Next Monday and Tuesday, the Indonesian Government is set to hold a symposium on the mass killings that took place in 1965-66. The government has recently been reluctant to allow open discussions about the killings, but this symposium, which will feature one of the first formal meetings between members of the Indonesian military and survivors of the horrific atrocities, has given hope to many that the country is ready to face its dark past in order to find truth and reconciliation.
But it is clear that that hope will not be easily attained. There are still many elements within the government and Indonesian civil society that want to destroy those seeking the truth about the mass killings, and they continue to be able to harass and assault anybody considered to be a “leftist” with near total impunity.
Last night, a meeting of a group called The Foundation for the Research of the 1965-1965 Killing Victims (YPKP) from across Indonesia were meeting in Bogor to prepare for next week’s symposium.

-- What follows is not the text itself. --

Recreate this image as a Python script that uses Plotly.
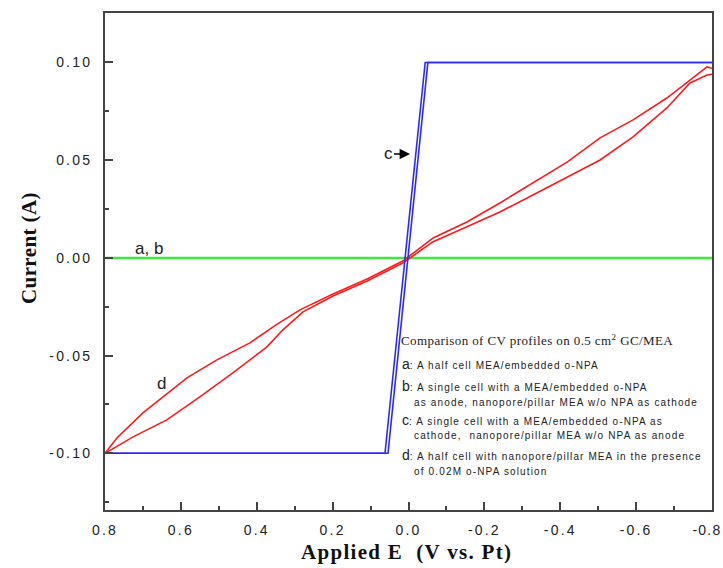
import plotly.graph_objects as go

# ---- data ----
green_E = [0.80, -0.80]
green_I = [0.0, 0.0]

blue1_E = [0.80, 0.062, -0.044, -0.80]
blue1_I = [-0.100, -0.100, 0.100, 0.100]
blue2_E = [0.80, 0.054, -0.051, -0.80]
blue2_I = [-0.100, -0.100, 0.100, 0.100]

red_fwd_E = [0.80, 0.726, 0.637, 0.550, 0.463, 0.373, 0.331, 0.278, 0.199, 0.109, 0.014,
             -0.065, -0.154, -0.241, -0.328, -0.418, -0.505, -0.592, -0.681, -0.742, -0.787, -0.80]
red_fwd_I = [-0.100, -0.0916, -0.0829, -0.0711, -0.0588, -0.0455, -0.0368, -0.0276, -0.0195, -0.0118, -0.0025,
             0.0083, 0.0159, 0.0235, 0.0322, 0.0414, 0.0501, 0.0619, 0.0767, 0.0895, 0.0936, 0.0940]
red_rev_E = [-0.80, -0.787, -0.742, -0.681, -0.592, -0.505, -0.418, -0.328, -0.241, -0.154, -0.065,
             0.014, 0.109, 0.199, 0.286, 0.347, 0.418, 0.505, 0.584, 0.700, 0.768, 0.80]
red_rev_I = [0.097, 0.0977, 0.091, 0.0818, 0.0706, 0.0614, 0.049, 0.0384, 0.0281, 0.0184, 0.0102,
             -0.0015, -0.0108, -0.0185, -0.0266, -0.0340, -0.0435, -0.0522, -0.0614, -0.0793, -0.092, -0.100]

x_tickvals = [0.8, 0.6, 0.4, 0.2, 0.0, -0.2, -0.4, -0.6, -0.8]
x_ticktext = ["0.8", "0.6", "0.4", "0.2", "0.0", "-0.2", "-0.4", "-0.6", "-0.8"]
y_tickvals = [0.10, 0.05, 0.00, -0.05, -0.10]
y_ticktext = ["0.10", "0.05", "0.00", "-0.05", "-0.10"]

legend_title = "Comparison of CV profiles on 0.5 cm<sup>2</sup> GC/MEA"
legend_lines = [
    ("a", ": A half cell MEA/embedded o-NPA", ""),
    ("b", ": A single cell with a MEA/embedded o-NPA", ""),
    ("", "as anode, nanopore/pillar MEA w/o NPA as cathode", "indent"),
    ("c", ": A single cell with a MEA/embedded o-NPA as", ""),
    ("", "cathode,  nanopore/pillar MEA w/o NPA as anode", "indent"),
    ("d", ": A half cell with nanopore/pillar MEA in the presence", ""),
    ("", "of 0.02M o-NPA solution", "indent"),
]
legend_y_px = [364, 386, 402, 420, 435, 455, 471]


def spaced(s, ls):
    return "<span style='letter-spacing:%spx'>%s</span>" % (ls, s)


x_ticklabels = [spaced(t, 2.2) for t in x_ticktext]
# keep the last label inside the page (as in the reference)
x_ticklabels[-1] = spaced(x_ticktext[-1] + "\u00a0\u00a0", 1.2)

fig = go.Figure()
fig.add_trace(go.Scatter(x=green_E, y=green_I, mode="lines",
                         line=dict(color="#3fe83f", width=2.5), showlegend=False))
fig.add_trace(go.Scatter(x=red_fwd_E, y=red_fwd_I, mode="lines",
                         line=dict(color="#ff1a1a", width=1.6), showlegend=False))
fig.add_trace(go.Scatter(x=red_rev_E, y=red_rev_I, mode="lines",
                         line=dict(color="#ff1a1a", width=1.6), showlegend=False))
fig.add_trace(go.Scatter(x=blue1_E, y=blue1_I, mode="lines",
                         line=dict(color="#2a2aff", width=1.6), showlegend=False))
fig.add_trace(go.Scatter(x=blue2_E, y=blue2_I, mode="lines",
                         line=dict(color="#2a2aff", width=1.6), showlegend=False))

L, R, T, B = 105, 11, 13, 58
W, H = 723, 568
pw, ph = W - L - R, H - T - B


def px(x):
    return (x - L) / pw


def py(y):
    return (H - B - y) / ph


ann = []
ann.append(dict(text="a, b", x=px(133), y=py(248), xref="paper", yref="paper",
                xanchor="left", yanchor="middle", showarrow=False,
                font=dict(family="Arial, Liberation Sans", size=17, color="#222")))
ann.append(dict(text="d", x=px(155), y=py(383), xref="paper", yref="paper",
                xanchor="left", yanchor="middle", showarrow=False,
                font=dict(family="Arial, Liberation Sans", size=17, color="#222")))
ann.append(dict(text="c", x=px(410), y=py(154), xref="paper", yref="paper",
                ax=-22, ay=0, showarrow=True, arrowhead=2, arrowsize=1.3, arrowwidth=1.6,
                arrowcolor="black", standoff=0,
                font=dict(family="Arial, Liberation Sans", size=17, color="#222")))
ann.append(dict(text=spaced(legend_title, 0.4), x=px(399), y=py(340), xref="paper", yref="paper",
                xanchor="left", yanchor="middle", showarrow=False,
                font=dict(family="Times New Roman, Liberation Serif", size=13, color="#222")))
for (letter, rest, kind), ypx in zip(legend_lines, legend_y_px):
    if kind == "indent":
        txt = spaced(rest, 1.15)
        xx = 412
    else:
        txt = "<span style='font-size:14px'>" + letter + "</span>" + spaced(rest, 1.1)
        xx = 400
    ann.append(dict(text=txt, x=px(xx), y=py(ypx), xref="paper", yref="paper",
                    xanchor="left", yanchor="middle", showarrow=False,
                    font=dict(family="Arial, Liberation Sans", size=10, color="#222")))
ann.append(dict(text="<b>" + spaced("Current (A)", 0.4) + "</b>", x=px(29), y=py(248),
                xref="paper", yref="paper",
                textangle=-90, showarrow=False, xanchor="center", yanchor="middle",
                font=dict(family="Times New Roman, Liberation Serif", size=21, color="#111")))
ann.append(dict(text="<b>" + spaced("Applied E  (V vs. Pt)", 1.3) + "</b>", x=px(406), y=py(552),
                xref="paper", yref="paper",
                showarrow=False, xanchor="center", yanchor="middle",
                font=dict(family="Times New Roman, Liberation Serif", size=21, color="#111")))

axis_common = dict(showgrid=False, zeroline=False, showline=True, linecolor="#444", linewidth=2,
                   mirror=True, ticks="inside", tickcolor="#444", tickwidth=1.5, ticklen=8,
                   automargin=False, ticklabeloverflow="allow",
                   tickfont=dict(family="Arial, Liberation Sans", size=14, color="#222"))

fig.update_layout(
    width=W, height=H,
    margin=dict(l=L, r=R, t=T, b=B, autoexpand=False),
    paper_bgcolor="white", plot_bgcolor="white",
    annotations=ann,
    xaxis=dict(range=[0.8, -0.8], tickvals=x_tickvals, ticktext=x_ticklabels,
               minor=dict(dtick=0.1, ticks="inside", ticklen=4, tickcolor="#444", tickwidth=1.5,
                          tick0=0),
               ticklabelstandoff=6, **axis_common),
    yaxis=dict(range=[-0.129, 0.1253], tickvals=y_tickvals, ticktext=[spaced(t, 2.2) for t in y_ticktext],
               minor=dict(dtick=0.025, ticks="inside", ticklen=4, tickcolor="#444", tickwidth=1.5,
                          tick0=0),
               ticklabelstandoff=8, **axis_common),
)

fig.write_html("out.html", config={"displayModeBar": False},
               post_script="document.body.style.margin='0';document.body.style.overflow='hidden';")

Most of the group’s members are over 65 years old.
According to a Facebook post by activist and political cartoonist Toni Malakian, the YPKP meeting was raided and disbanded by members of the hardline Islamic Defenders Front (FPI) as well as members of the police and the Satpol PP (Civil Service Police).
In the post, Toni says the 60 members of YPKP felt they had to leave Bogor because of the raid so they decided to go to the offices of the Jakarta Legal Aid Institute (LBH) for housing and protection. The post asks that anybody who could donate supplies such as fans, pillows, blankets, food and medicine, to please deliver them to the LBH office.
It is absolutely disgusting that the thugs of the FPI would threaten a group of elderly people who have already experienced so much pain and tragedy in their lives. It is even more disgusting that they were apparently assisted by the police and will likely face no repercussions for it whatsoever.
The below video features Human Rights Watch Executive Director Kenneth Roth and KontraS Coordinator Haris Azhar discussing the imperative need for the Indonesian government to establish a meaningful truth and reconciliation process for the 1965-66 massacres. But if groups like FPI are allowed to keep attacking those who would seek the truth, and the police and other elements of the government allow them to get away with it, we have serious doubts that reconciliation will ever be achieved.